Antonio Hall is a large, often neglected looking property situated at 265 Riccarton Road, Christchurch. It regularly attracts curiosity from passers-by. The property is a Category 2 Historic Place under the name Antonio House and has had several other names over the years. Here follows an abbreviated history…

“Kilmead”

  • The original house was constructed between 1904 and 1909 for a successful grocery merchant, Thomas Kincaid.
  • From 1929 it was owned by another prominent local, John Montgomery.

“Holy Name Seminary”

  • In 1946 the “Kincaid property” was purchased by the Roman Catholic Church as a site to educate boys planning to enter the priesthood.
  • Over the next 20 years several extensions were added including a chapel (and then a larger chapel), lecture rooms and accommodation for over 100 students and staff.
  • Alas, eventually numbers enrolling declined to the point that the facility was no longer sustainable and its functions were merged with Holy Cross College in Mosgiel.

“Campion Hall”, “Antonio Hall”

  • The Church continued to run the property as a private hostel for university students known as┬áCampion Hall until 1980, after which it was sold to the Luisetti family. They managed the property as a boarding house and reception venue.
  • Mrs Luisetti was responsible for the change to “Antonio Hall”, renaming the property after her late son.
  • In 1993 the property was sold to its current owners.

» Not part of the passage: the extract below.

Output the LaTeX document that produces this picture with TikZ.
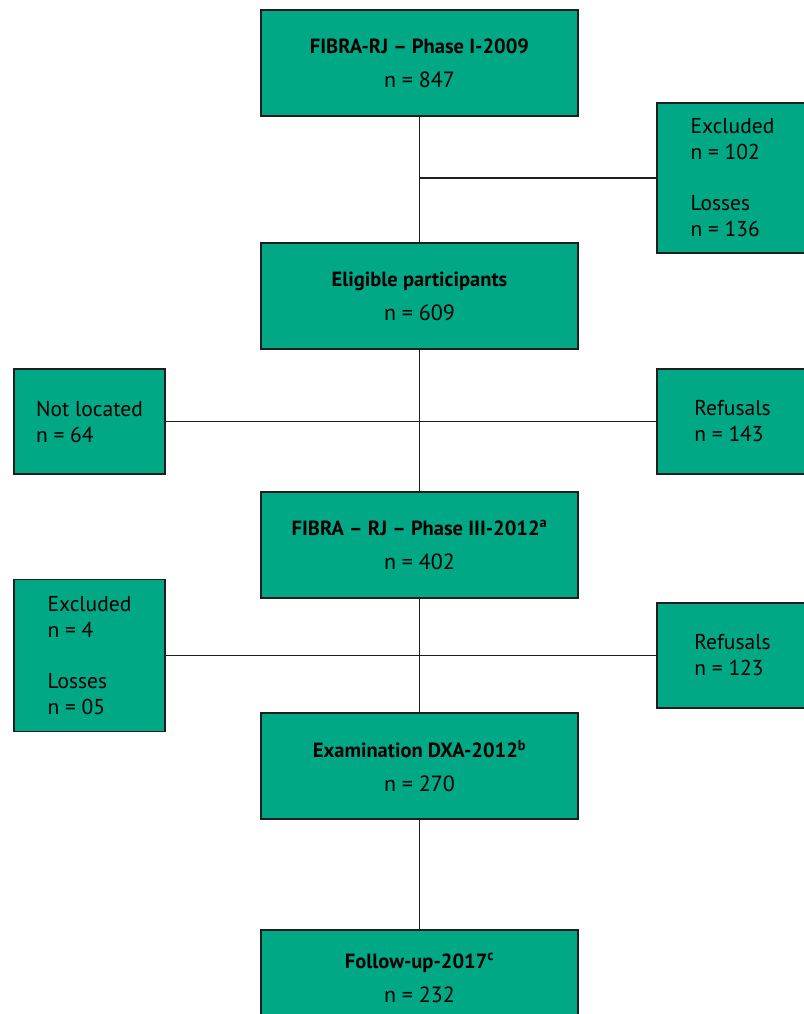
\documentclass[tikz,border=0pt]{standalone}
\usepackage{fontspec}
\setmainfont{PT Sans}
\usetikzlibrary{positioning}
\definecolor{FlowGreen}{HTML}{00A886}
\definecolor{FlowLine}{HTML}{1E1E1E}
\newcommand{\flowtitle}[1]{{\fontsize{20.5}{34}\selectfont\bfseries #1}}

\begin{document}
\begin{tikzpicture}[x=1pt,y=-1pt]
    \tikzset{main/.style={draw=FlowLine,fill=FlowGreen,line width=1.2pt,outer sep=0pt,
      minimum width=317pt,minimum height=106pt,align=center,font=\fontsize{22}{34}\selectfont},
      side/.style={draw=FlowLine,fill=FlowGreen,line width=1.2pt,outer sep=0pt,
      minimum width=151pt,minimum height=105pt,align=left,font=\fontsize{21.5}{26}\selectfont},
      link/.style={draw=FlowLine,line width=1.2pt}}
    \useasboundingbox (0,0) rectangle (803,1014);
    % main column
    \node[main] (a) at (419.5,63) {\flowtitle{FIBRA-RJ -- Phase I-2009}\\n = 847};
    \node[main,below=127pt of a] (b) {\flowtitle{Eligible participants}\\n = 609};
    \node[main,below=143pt of b] (c) {\flowtitle{FIBRA -- RJ -- Phase III-2012\textsuperscript{a}}\\n = 402};
    \node[main,below=115pt of c] (d) {\flowtitle{Examination DXA-2012\textsuperscript{b}}\\n = 270};
    \node[main,below=111pt of d,minimum height=96pt] (e) {\flowtitle{Follow-up-2017\textsuperscript{c}}\\n = 232};
    % side boxes
    \node[side,minimum height=150pt] (exa) at (732.5,178) {Excluded\\n = 102\\[25pt]Losses\\n = 136};
    \node[side] (nloc) at (89.5,421.5) {Not located\\n = 64};
    \node[side] (refa) at (732.5,421.5) {Refusals\\n = 143};
    \node[side,minimum height=152pt] (exb) at (89.5,655.5) {Excluded\\n = 4\\[25pt]Losses\\n = 05};
    \node[side] (refb) at (732.5,655.5) {Refusals\\n = 123};
    % connectors
    \draw[link] (a) -- (b);
    \draw[link] (b) -- (c);
    \draw[link] (c) -- (d);
    \draw[link] (d) -- (e);
    \draw[link] (a.south |- exa.west) -- (exa.west);
    \draw[link] (nloc) -- (refa);
    \draw[link] (exb) -- (refb);
  \end{tikzpicture}
\end{document}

Plans to renovate the building as a motel were put on hold in the early 2000s

Recent events

  • The February 2011 earthquake significantly damaged the original Kilmead building, and its future is uncertain.
  • An informal group of interested locals are donating time to try and restore the property from its currently neglected state and preserve some of the history in the event that it does not survive the aftermath of the earthquakes.
  • As part of that effort this website has been set up to give interested visitors a glimpse into the history of Antonio Hall.
  • Currently the property is primarily used for Red Cross and Civil Defence training and as a location for film and photography students.